Take the Roman ancestors of the “Jersey Shore” cast for example. Their culture was notorious for unimaginable feats of licentiousness. How about the superfluous indulgences of Marie Antoinette and her court in 18th century France? In the 70s, Studio 54 made the antics at Karma look like an Amish prayer circle.  Even Former President Bill Clinton turned his office into his own personal “smush room,” only to deny it later on national television as if to say, “I did not have sexual relations with that grenade. Uh, I mean ‘woman.’”

Until “The Jersey Shore” and the reality-show/YouTube technology movement that spawned it, the dark, wild side of humanity was kept behind closed doors and is just now beginning to open for the world to witness and relate.
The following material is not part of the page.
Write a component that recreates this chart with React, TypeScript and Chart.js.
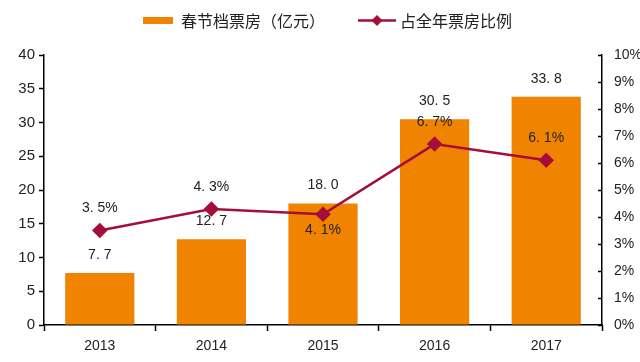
import React, { useEffect, useRef } from "react";
import { Chart, registerables } from "chart.js";

Chart.register(...registerables);

const categories = ["2013", "2014", "2015", "2016", "2017"];
const boxOffice = [7.7, 12.7, 18.0, 30.5, 33.8];
const share = [3.5, 4.3, 4.1, 6.7, 6.1];
const boxLabels = ["7. 7", "12. 7", "18. 0", "30. 5", "33. 8"];
const shareLabels = ["3. 5%", "4. 3%", "4. 1%", "6. 7%", "6. 1%"];
const shareLabelBelow = [false, false, true, false, false];
const barName = "春节档票房（亿元）";
const lineName = "占全年票房比例";

const ORANGE = "#F08300";
const RED = "#A50D3B";
const FONT = "'Liberation Sans', Arial, sans-serif";
const CJK = "'Noto Sans CJK SC', sans-serif";

const labelPlugin = {
  id: "customLabels",
  afterDatasetsDraw(chart: any) {
    const ctx = chart.ctx;
    ctx.save();
    // inward ticks on right axis
    const y1 = chart.scales.y1;
    ctx.strokeStyle = "#000";
    ctx.lineWidth = 1.5;
    y1.ticks.forEach((t: any) => {
      const py = Math.round(y1.getPixelForValue(t.value)) + 0.5;
      ctx.beginPath();
      ctx.moveTo(y1.left - 4, py);
      ctx.lineTo(y1.left, py);
      ctx.stroke();
    });
    ctx.fillStyle = "#222";
    ctx.font = `14px ${FONT}`;
    ctx.textAlign = "center";
    ctx.textBaseline = "middle";
    const barMeta = chart.getDatasetMeta(0);
    barMeta.data.forEach((el: any, i: number) => {
      ctx.fillText(boxLabels[i], el.x, el.y - 18);
    });
    const lineMeta = chart.getDatasetMeta(1);
    lineMeta.data.forEach((el: any, i: number) => {
      const dy = shareLabelBelow[i] ? 16 : -22;
      ctx.fillText(shareLabels[i], el.x, el.y + dy);
    });
    // legend
    ctx.fillStyle = ORANGE;
    ctx.fillRect(143, 17, 30, 7);
    ctx.fillStyle = "#222";
    ctx.textAlign = "left";
    ctx.font = `16px ${CJK}`;
    ctx.fillText(barName, 181, 21);
    ctx.strokeStyle = RED;
    ctx.lineWidth = 2.5;
    ctx.beginPath();
    ctx.moveTo(358, 20.5);
    ctx.lineTo(396, 20.5);
    ctx.stroke();
    ctx.fillStyle = RED;
    ctx.beginPath();
    ctx.moveTo(377, 15);
    ctx.lineTo(382.5, 20.5);
    ctx.lineTo(377, 26);
    ctx.lineTo(371.5, 20.5);
    ctx.closePath();
    ctx.fill();
    ctx.fillStyle = "#222";
    ctx.fillText(lineName, 400, 21);
    ctx.restore();
  },
};

export default function App() {
  const ref = useRef<HTMLCanvasElement>(null);
  useEffect(() => {
    const chart = new Chart(ref.current!, {
      type: "bar",
      data: {
        labels: categories,
        datasets: [
          {
            type: "bar",
            label: barName,
            data: boxOffice,
            backgroundColor: ORANGE,
            yAxisID: "y",
            barPercentage: 0.62,
            categoryPercentage: 1,
            order: 2,
          },
          {
            type: "line",
            label: lineName,
            data: share,
            borderColor: RED,
            backgroundColor: RED,
            borderWidth: 2.5,
            pointStyle: "rectRot",
            pointRadius: 6,
            pointHoverRadius: 6,
            yAxisID: "y1",
            order: 1,
          } as any,
        ],
      },
      options: {
        responsive: false,
        animation: false,
        layout: { padding: { top: 55, left: 0, right: 0, bottom: 0 } },
        plugins: { legend: { display: false }, tooltip: { enabled: false } },
        scales: {
          x: {
            offset: true,
            grid: {
              display: true,
              offset: true,
              drawOnChartArea: false,
              color: "#000",
              tickLength: 6,
              tickWidth: 1.5,
            },
            border: { display: true, color: "#000", width: 1.5 },
            ticks: { color: "#222", font: { size: 14, family: FONT }, padding: 7 },
            afterFit(scale: any) {
              scale.height = 37;
            },
          },
          y: {
            position: "left",
            min: 0,
            max: 40,
            ticks: { stepSize: 5, color: "#222", font: { size: 15, family: FONT }, padding: 4 },
            grid: { drawOnChartArea: false, color: "#000", tickLength: 5, tickWidth: 1.5 },
            border: { display: true, color: "#000", width: 1.5 },
            afterFit(scale: any) {
              scale.width = 44;
            },
          },
          y1: {
            position: "right",
            min: 0,
            max: 10,
            ticks: {
              stepSize: 1,
              color: "#222",
              font: { size: 14, family: FONT },
              padding: 12,
              callback: (v: any) => v + "%",
            },
            grid: { drawOnChartArea: false, drawTicks: false, color: "#000", tickLength: 0 },
            border: { display: true, color: "#000", width: 1.5 },
            afterFit(scale: any) {
              scale.width = 38;
            },
          },
        },
      },
      plugins: [labelPlugin],
    });
    return () => chart.destroy();
  }, []);
  return (
    <div style={{ position: "fixed", left: 0, top: 0, width: 640, height: 362, background: "#fff" }}>
      <canvas ref={ref} width={640} height={362} />
    </div>
  );
}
To put it simply “The Jersey Shore” proves culturally significant because it shows Americans a first-time full view into the kind of ludicrous debauchery that occurs, and will continue to occur, whenever mankind is given limitless resources without immediate consequence.

Or, in other words, when given power through fame and ultimate freedom.

Most people agree that the American Dream, this country’s defining ideal, consists of money, power, freedom, and the pursuit of happiness. In the end, “The Jersey Shore” basically gave viewers an honest depiction of what that concept can look like when actually achieved.